In light of what would have been Ronald Reagan's 100th birthday, there's been a lot of talk about his legacy around here. Now I'm not talking about the myth that today's Republicans like to push, but the reality that today's Republicans like to ignore. Just yesterday I reposted a five-year-old diary about Reagan's pathetically inappropriate response to the AIDS epidemic. Later in the day, Clarknt67 did amuch better job of raking Reagan over the coals and mitcho told us about Reagan the attempted puppy mauler while Mike Stark did his usual bang up job of pointing out the truth about Reagan's real presidential legacy. Despite all this talk though, I still get the feeling there's still something missing.

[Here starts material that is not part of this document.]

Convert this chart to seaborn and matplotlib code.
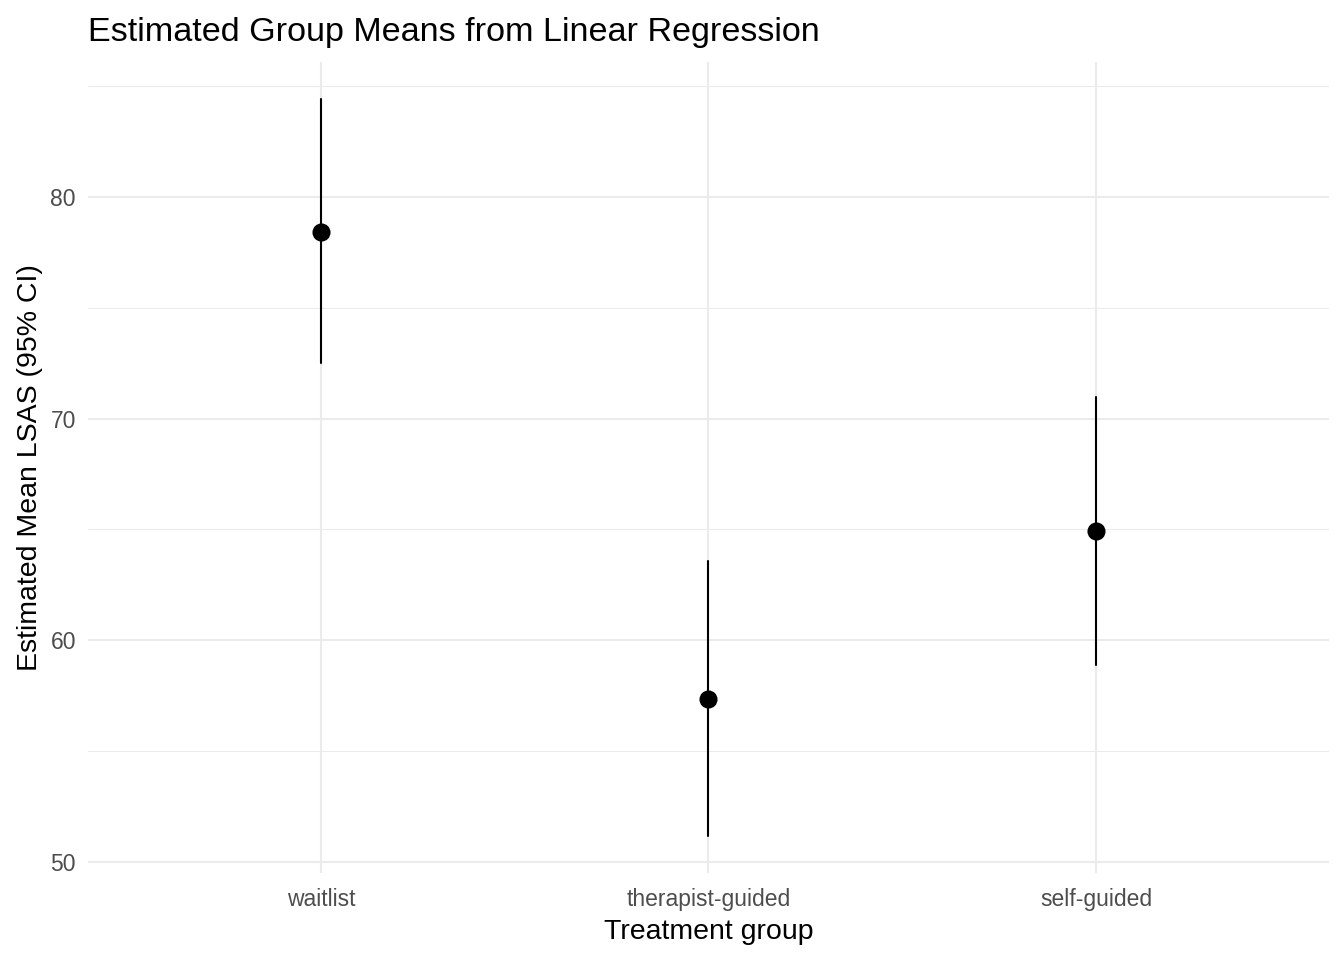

You see, what I haven't read much about is Reagan the governor. After all, it was as governor of California that he polished his political chops and earned his conservative bona fides as a small government, tax-cutting fiscal conservative, right?
Maybe not so much.
The website Presidents: A Reference History gives us the lowdown on Governor Reagan.
Reagan entered office surrounded by conservative political outsiders from southern California, fueled with ideological fervor. But the pressures of politics quickly forced the new administration to compromise. In the end, Reagan's governorship was symbolically radical but substantively conventional. Having inherited a substantial budget deficit from the previous administration, Reagan ordered an across-the-board 10-percent reduction in state spending, only to have to restore funds to a host of programs that were already so lean they could not survive the cuts. Within a year he was pressing for a major tax increase—in part to address the budget deficit, in part to give him a fiscal cushion so that he would not have to ask again. Shaped in the end by Democrats in the legislature, the final bill produced a highly progressive tax increase, the highest in the history of California (or of any other state). Reagan signed it, blaming the irresponsibility of his predecessor. When the tax increases produced a budget surplus in subsequent years, he attributed it to his administration's managerial skill.
In the end, Reagan's budget was, in fact, more than twice as high as Brown's; and while much of that growth was a result of inflation, some of it was because of spending increases in the same programs that conservatives had once vowed to cut or abolish—many of them programs important to some of Reagan's critical constituencies. He worked effectively with the Democratic legislature on a series of tax and welfare reforms that were not at all consistent with the more radical agenda of Reagan's most conservative supporters. He oversaw one of the largest (and most expensive) water projects in the nation's history. And despite his harsh rhetorical attacks on the University of California for its alleged coddling of radicals, his administration was generally supportive of the system and helped it to grow. State government under Reagan, according to Gary G. Hamilton and Nicole Woolsey Biggart, did not "shrink and allow private citizens to handle their own affairs," as Reagan had once promised. "Instead government entrenched itself in many ways as a strong, effective force in California society" ( Governor Reagan, Governor Brown [New York, 1984], p. 214).
(emphasis mine)
Yep, you read that right. Governor Ronald Reagan - responsible for the largest tax increase in the history of California or any other state at the time and proving that government could be a "strong, effective force." And all this from the man who famously said "The nine most terrifying words in the English language are, 'I'm from the government and I'm here to help.'"
Wake up conservatives, even your famed idol knew your "conservative values" were bullshit.